This traditional Middle Eastern dish has a lovely fresh, zesty and herby summer flavour. Our recipe adds brinjals, cauliflower and lean ostrich meat to the mix, turning it into a wholesome weeknight dinner.
SERVES 4 // COOKING TIME 45 mins
2 brinjals, chopped
1 cauliflower, broken into florets
½ cup olive oil
Salt and pepper
1 cup bulgar wheat
¼ cup lemon juice
500g ostrich steak, cut into strips and seasoned
5 spring onions, chopped
¼ cup parsley, chopped
¼ cup mint, chopped
1 cucumber, diced
150g cherry tomatoes, halved
Microherbs, to garnish
1. Preheat oven to 180°C.
2. In a roasting dish, toss the brinjal and cauliflower in ¼ cup of the olive oil and season. Roast in the oven for 35 minutes, until golden brown and cooked through.

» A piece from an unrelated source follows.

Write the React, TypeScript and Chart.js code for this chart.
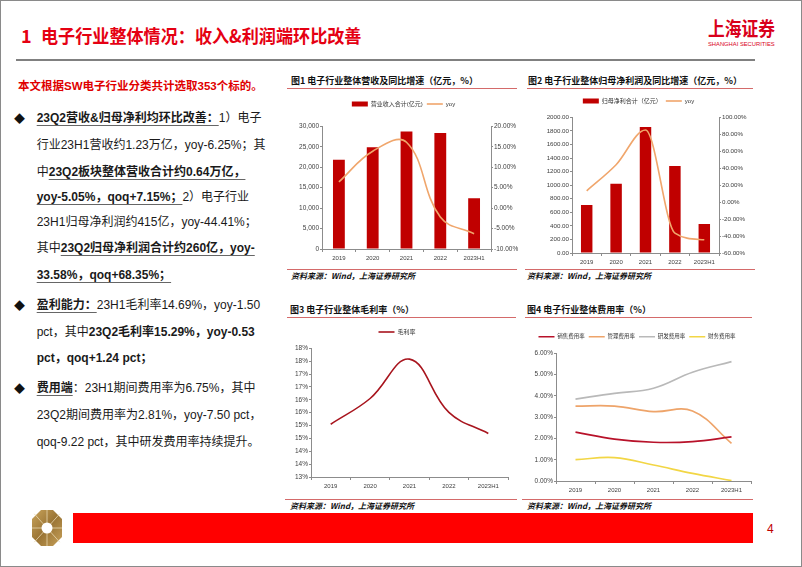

3. Place the bulgar wheat in a large bowl and add 1½ cups boiling water, the lemon juice, 3 tbsp of the olive oil and 1½ tsp salt. Stir, then allow to stand for 30 minutes.
4. Heat the remaining olive oil in a frying pan over high heat, then fry the ostrich strips. Add to the bulgar.
5. Add the spring onions, parsley, mint, cucumber, tomatoes, brinjal and cauliflower, then season. Toss the tabbouleh to mix. Garnish with microherbs and serve.